====== DATA SECTION ======

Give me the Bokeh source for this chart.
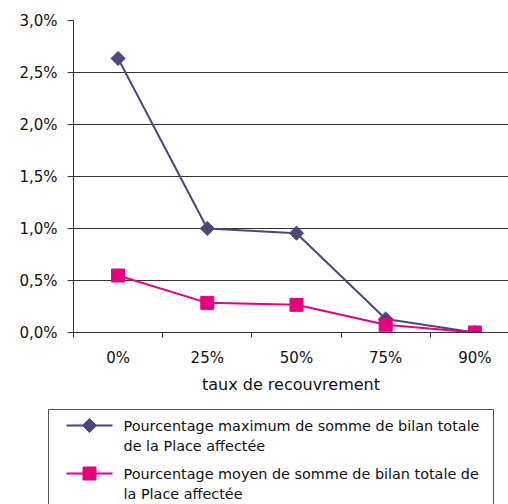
import numpy as np
from bokeh.plotting import figure
from bokeh.models import Range1d, FixedTicker, ColumnDataSource
from bokeh.layouts import column
from bokeh.core.properties import value
from bokeh.embed import file_html
from bokeh.resources import INLINE

categories = ["0%", "25%", "50%", "75%", "90%"]
max_pct = [2.635, 1.0, 0.955, 0.13, 0.0]
mean_pct = [0.548, 0.285, 0.266, 0.074, 0.0]
series_names = ["Pourcentage maximum de somme de bilan totale\nde la Place affectée",
                "Pourcentage moyen de somme de bilan totale de\nla Place affectée"]
y_ticks = [0.0, 0.5, 1.0, 1.5, 2.0, 2.5, 3.0]
y_labels = ["0,0%", "0,5%", "1,0%", "1,5%", "2,0%", "2,5%", "3,0%"]
x_title = "taux de recouvrement"

NAVY = "#4b4778"
PINK = "#e5007d"
GRID = "#333333"
FONT = "DejaVu Sans"

xs = list(range(len(categories)))

p = figure(width=508, height=396, output_backend="svg", toolbar_location=None,
           x_range=Range1d(-0.5, 4.377), y_range=Range1d(0, 3.0),
           min_border_left=73, min_border_right=0, min_border_top=20, min_border_bottom=10)
p.frame_align = False
p.outline_line_color = None
p.background_fill_color = "white"
p.border_fill_color = "white"

p.xgrid.grid_line_color = None
p.ygrid.grid_line_color = GRID
p.ygrid.grid_line_width = 1
p.ygrid.ticker = FixedTicker(ticks=y_ticks)

p.yaxis.ticker = FixedTicker(ticks=y_ticks)
p.yaxis.major_label_overrides = {t: l for t, l in zip(y_ticks, y_labels)}
p.yaxis.major_tick_out = 6
p.yaxis.major_tick_in = 0
p.yaxis.minor_tick_out = 0
p.yaxis.minor_tick_in = 0
p.yaxis.major_label_standoff = 10
p.yaxis.axis_line_color = GRID
p.yaxis.major_tick_line_color = GRID

p.xaxis.ticker = FixedTicker(ticks=xs, minor_ticks=[x - 0.5 for x in xs])
p.xaxis.major_label_overrides = {x: c for x, c in zip(xs, categories)}
p.xaxis.major_tick_out = 0
p.xaxis.major_tick_in = 0
p.xaxis.minor_tick_out = 5
p.xaxis.minor_tick_in = 0
p.xaxis.minor_tick_line_color = GRID
p.xaxis.axis_line_color = GRID
p.xaxis.major_label_standoff = 11
p.xaxis.axis_label = x_title
p.xaxis.axis_label_standoff = 5
p.xaxis.axis_label_text_font_style = "normal"
p.xaxis.axis_label_text_font = FONT
p.xaxis.axis_label_text_font_size = "16px"
p.xaxis.axis_label_text_color = "#111111"

for ax in (p.xaxis, p.yaxis):
    ax.major_label_text_font = FONT
    ax.major_label_text_font_size = "15px"
    ax.major_label_text_color = "#111111"

src = ColumnDataSource(dict(x=xs, mx=max_pct, mn=mean_pct))
p.line("x", "mx", source=src, line_color=NAVY, line_width=2)
p.scatter("x", "mx", source=src, marker="square", angle=np.pi / 4, size=10,
          fill_color=NAVY, line_color=NAVY)
p.line("x", "mn", source=src, line_color=PINK, line_width=2)
p.scatter("x", "mn", source=src, marker="square", size=13,
          fill_color=PINK, line_color=PINK)

# legend drawn in its own panel (canvas pixel coordinates)
lg = figure(width=508, height=108, output_backend="svg", toolbar_location=None,
            x_range=Range1d(0, 508), y_range=Range1d(108, 0),
            min_border=0, min_border_left=0, min_border_right=0,
            min_border_top=0, min_border_bottom=0)
lg.frame_align = False
lg.axis.visible = False
lg.grid.visible = False
lg.outline_line_color = None
lg.quad(left=[48], right=[493], top=[13], bottom=[300], fill_color=None,
        line_color="#555555", line_width=1)

colors = [NAVY, PINK]
markers = ["square", "square"]
angles = [np.pi / 4, 0]
sizes = [10, 13]
for i, name in enumerate(series_names):
    yc = 29 + 48 * i
    lg.line([66, 112], [yc, yc], line_color=colors[i], line_width=2)
    lg.scatter([89], [yc], marker=markers[i], angle=angles[i], size=sizes[i],
               fill_color=colors[i], line_color=colors[i])
    for j, line in enumerate(name.split("\n")):
        lg.text([123], [yc + 20 * j], text=[line], text_baseline="middle",
                text_align="left", text_font=value(FONT),
                text_font_size="14.4px", text_color="#111111")

layout = column(p, lg, spacing=0)
open("out.html", "w").write(file_html(layout, INLINE))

======

Return only the lines from the start of the data through the line that contains "xs = list(range(len(categories)))", please, copying them exactly and omitting all pictures.

* FINISHED ANSWER *
Give me the Bokeh source for this chart.
import numpy as np
from bokeh.plotting import figure
from bokeh.models import Range1d, FixedTicker, ColumnDataSource
from bokeh.layouts import column
from bokeh.core.properties import value
from bokeh.embed import file_html
from bokeh.resources import INLINE

categories = ["0%", "25%", "50%", "75%", "90%"]
max_pct = [2.635, 1.0, 0.955, 0.13, 0.0]
mean_pct = [0.548, 0.285, 0.266, 0.074, 0.0]
series_names = ["Pourcentage maximum de somme de bilan totale\nde la Place affectée",
                "Pourcentage moyen de somme de bilan totale de\nla Place affectée"]
y_ticks = [0.0, 0.5, 1.0, 1.5, 2.0, 2.5, 3.0]
y_labels = ["0,0%", "0,5%", "1,0%", "1,5%", "2,0%", "2,5%", "3,0%"]
x_title = "taux de recouvrement"

NAVY = "#4b4778"
PINK = "#e5007d"
GRID = "#333333"
FONT = "DejaVu Sans"

xs = list(range(len(categories)))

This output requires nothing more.